The Pensions Ombudsman has rejected a complaint that Phoenix Life failed to make it clear it would not be paying a final bonus.
A client, referred to as Mr N, said Phoenix Life must have been aware in 2011 that a terminal bonus would not be paid out on the Sun Alliance Life with profits fund he took out in 1984.
He accused the provider of deliberately giving him misleading information.
But Karen Johnston, deputy Pensions Ombudsman, ruled Phoenix Life had clearly explained a final bonus was not guaranteed.
Under traditional with profit policies, the initial guaranteed basic sum assured is increased by the addition of annual bonuses.
Investors may also get a terminal/final bonus when their policy matures - but this is not guaranteed.
Mr N provided the ombudsman with a Sun Alliance Life booklet from July 1987 that stated the with profit option offered a guaranteed basic sum plus annual bonuses and “a capital bonus may be added at retirement.”
An information sheet provided in October 1987 contained similar wording.
Mr N’s policy, which matured in March 2016, originally had a guaranteed basic sum assured of £20,368, which increased to £25,496 in July 1989 when he increased his premiums.
Phoenix Life’s with profits guide as at January 2009 stated the benefits payable at maturity were the guaranteed amount, the annual bonuses and final bonus, which may be added when the policy matures.
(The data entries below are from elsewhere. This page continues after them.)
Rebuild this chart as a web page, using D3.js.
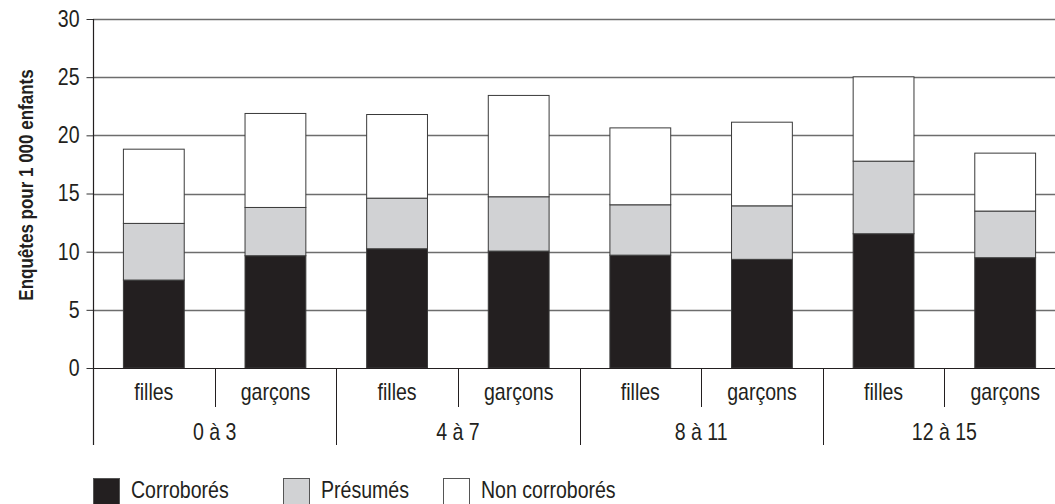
<!DOCTYPE html>
<html>
<head>
<meta charset="utf-8">
<script src="https://cdn.jsdelivr.net/npm/d3@7"></script>
<style>
  html, body { margin: 0; padding: 0; background: #fff; overflow: hidden; }
  svg { display: block; font-family: "Liberation Sans", Arial, sans-serif; }
</style>
</head>
<body>
<svg id="chart" width="1055" height="504"></svg>
<script>
// ---- data ----
const ageGroups = ["0 à 3", "4 à 7", "8 à 11", "12 à 15"];
const sexes = ["filles", "garçons"];
const seriesNames = ["Corroborés", "Présumés", "Non corroborés"];
const corrobores = [7.56, 9.65, 10.25, 10.05, 9.7, 9.34, 11.54, 9.48];
const presumes = [4.87, 4.15, 4.35, 4.67, 4.33, 4.6, 6.24, 4.01];
const nonCorrobores = [6.38, 8.08, 7.19, 8.71, 6.61, 7.19, 7.25, 4.98];
const yTicks = [0, 5, 10, 15, 20, 25, 30];
const yTitle = "Enquêtes pour 1 000 enfants";

const colors = ["#231f20", "#d1d2d4", "#ffffff"];
const SX = 0.85; // horizontal condensation to mimic a condensed face
const FS = 23;

const rows = [];
ageGroups.forEach((g, gi) => sexes.forEach((s, si) => {
  const i = gi * sexes.length + si;
  rows.push({ key: g + "|" + s, group: g, sex: s,
    "Corroborés": corrobores[i], "Présumés": presumes[i], "Non corroborés": nonCorrobores[i] });
}));

const svg = d3.select("#chart");
const margin = { left: 93, top: 19 };
const plotW = 973;
const y0 = 368;

const x = d3.scaleBand().domain(rows.map(r => r.key)).range([margin.left, margin.left + plotW]).paddingInner(0.5).paddingOuter(0.25);
const xBand = d3.scaleBand().domain(rows.map(r => r.key)).range([margin.left, margin.left + plotW]);
const xGroup = d3.scaleBand().domain(ageGroups).range([margin.left, margin.left + plotW]);
const y = d3.scaleLinear().domain([0, 30]).range([y0, margin.top]);

function label(g, tx, ty, txt, anchor, opts = {}) {
  return g.append("text")
    .attr("transform", `translate(${tx},${ty})${opts.rotate ? " rotate(" + opts.rotate + ")" : ""} scale(${SX},1)`)
    .attr("text-anchor", anchor || "middle")
    .attr("font-size", opts.size || FS)
    .attr("font-weight", opts.weight || "normal")
    .attr("fill", "#231f20")
    .text(txt);
}

// gridlines
svg.append("g").selectAll("line").data(yTicks.filter(t => t > 0)).join("line")
  .attr("x1", margin.left).attr("x2", margin.left + plotW)
  .attr("y1", d => Math.round(y(d)) + 0.5).attr("y2", d => Math.round(y(d)) + 0.5)
  .attr("stroke", "#6d6d6d").attr("stroke-width", 1.3);

// bars
const stack = d3.stack().keys(seriesNames)(rows);
svg.append("g").selectAll("g").data(stack).join("g")
  .attr("fill", (d, i) => colors[i])
  .selectAll("rect").data(d => d).join("rect")
  .attr("x", d => x(d.data.key))
  .attr("width", x.bandwidth())
  .attr("y", d => y(d[1]))
  .attr("height", d => y(d[0]) - y(d[1]))
  .attr("stroke", "#3a3a3a").attr("stroke-width", 1);

// y axis
const yAxis = svg.append("g").attr("transform", `translate(${margin.left + 0.5},0)`)
  .call(d3.axisLeft(y).tickValues(yTicks).tickSize(7).tickPadding(7).tickFormat(d3.format("d")));
yAxis.select(".domain").remove();
yAxis.selectAll("line").attr("stroke", "#333");
yAxis.selectAll("text")
  .attr("font-size", FS).attr("fill", "#231f20")
  .attr("x", -14 / SX).attr("transform", `scale(${SX},1)`);
svg.append("line").attr("x1", margin.left + 0.5).attr("x2", margin.left + 0.5)
  .attr("y1", margin.top).attr("y2", 445).attr("stroke", "#231f20").attr("stroke-width", 1.2);

// x baseline
svg.append("line").attr("x1", margin.left).attr("x2", margin.left + plotW)
  .attr("y1", y0 + 0.5).attr("y2", y0 + 0.5).attr("stroke", "#231f20").attr("stroke-width", 1.2);

// sex separators (short)
svg.append("g").selectAll("line").data(ageGroups).join("line")
  .attr("x1", d => Math.round(xGroup(d) + xGroup.bandwidth() / 2) + 0.5)
  .attr("x2", d => Math.round(xGroup(d) + xGroup.bandwidth() / 2) + 0.5)
  .attr("y1", y0).attr("y2", 407).attr("stroke", "#231f20");
// group separators (long)
svg.append("g").selectAll("line").data(ageGroups.slice(1)).join("line")
  .attr("x1", d => Math.round(xGroup(d)) + 0.5).attr("x2", d => Math.round(xGroup(d)) + 0.5)
  .attr("y1", y0).attr("y2", 445).attr("stroke", "#231f20");

// sex labels
const sexG = svg.append("g");
rows.forEach(r => label(sexG, xBand(r.key) + xBand.bandwidth() / 2, 400, r.sex));
// group labels
const grpG = svg.append("g");
ageGroups.forEach(g => label(grpG, xGroup(g) + xGroup.bandwidth() / 2, 440, g));

// y title
label(svg, 33, 185, yTitle, "middle", { rotate: -90, size: 20, weight: "bold" });

// legend
const legendX = [93, 283, 443];
const lg = svg.append("g");
seriesNames.forEach((s, i) => {
  lg.append("rect").attr("x", legendX[i] + 0.5).attr("y", 478.5).attr("width", 26).attr("height", 26)
    .attr("fill", colors[i]).attr("stroke", "#555");
  label(lg, legendX[i] + 38, 498, s, "start");
});
</script>
</body>
</html>
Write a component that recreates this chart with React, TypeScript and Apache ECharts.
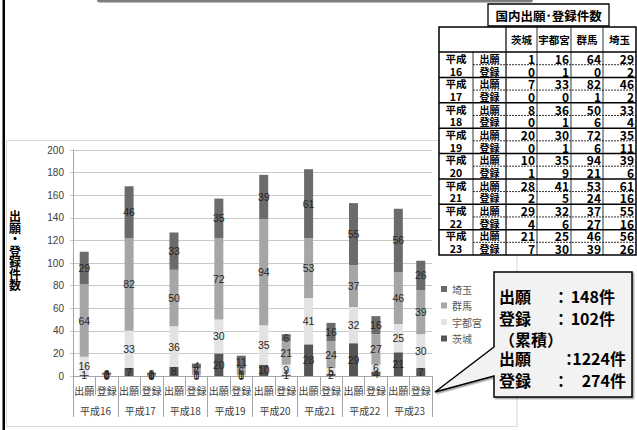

The guide stated to receive full benefits all premiums due must be paid and, in the event that the policy is paid up, any futures bonuses will be added to the reduced benefit.
The guide stated Phoenix Life would confirm the exact amount of any final bonus when it made payment.
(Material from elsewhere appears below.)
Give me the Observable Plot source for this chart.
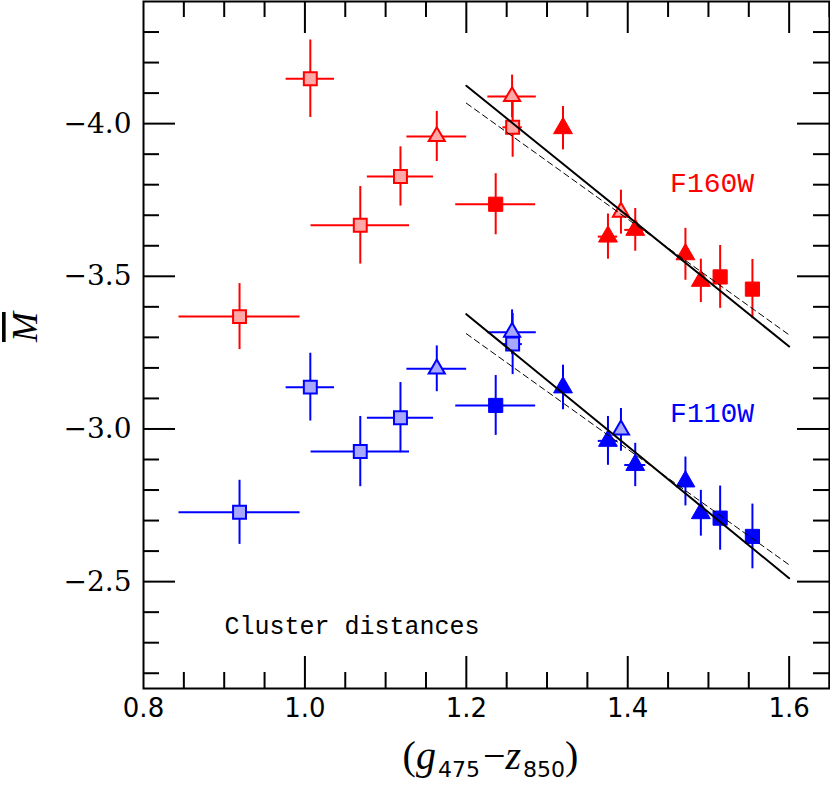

Mr N’s annual plan update at 31 December 2010 showed a guaranteed basic sum assured of £25,496 and total bonuses earned to the statement date of £15,750.
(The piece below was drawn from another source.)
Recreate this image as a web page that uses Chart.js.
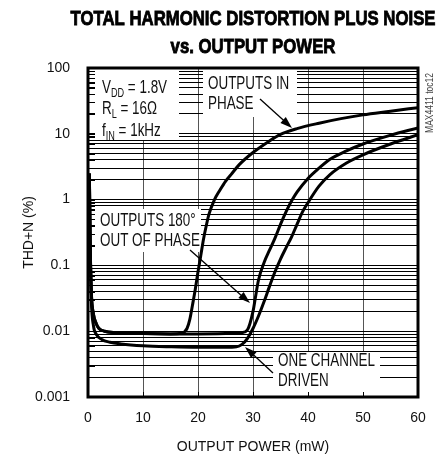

In February 2011 Phoenix Life issued a notice, which outlined changes to how Phoenix Life managed with profits business.
The notice stated ‘for the July 2010 final bonuses Phoenix Life had allowed an additional 5 per cent increase before smoothing and that this meant it had generally limited increases in total maturity payouts to 12.5 per cent’.
The notice stated that the benefits payable at maturity were the guaranteed basic sum assured; annual bonuses; and a final bonus which may be added when the policy matures.
On 24 April 2011, Mr N who was then aged 60, enquired about taking immediate benefits from the policy; the total available to purchase an annuity and the annuity rate.
He also asked for details of the total sum which would be available should the policy continue to March 2016 on the basis of the premium continuing and premiums ceasing.
On 7 May 2011, Phoenix Life issued a retirement illustration based on a selected retirement date of 7 May 2011 and a fund value of £28,848 as at that date.
It provided six benefit illustrations, using different combinations of tax free lump sum, yearly increases, guarantee periods and spouses pensions.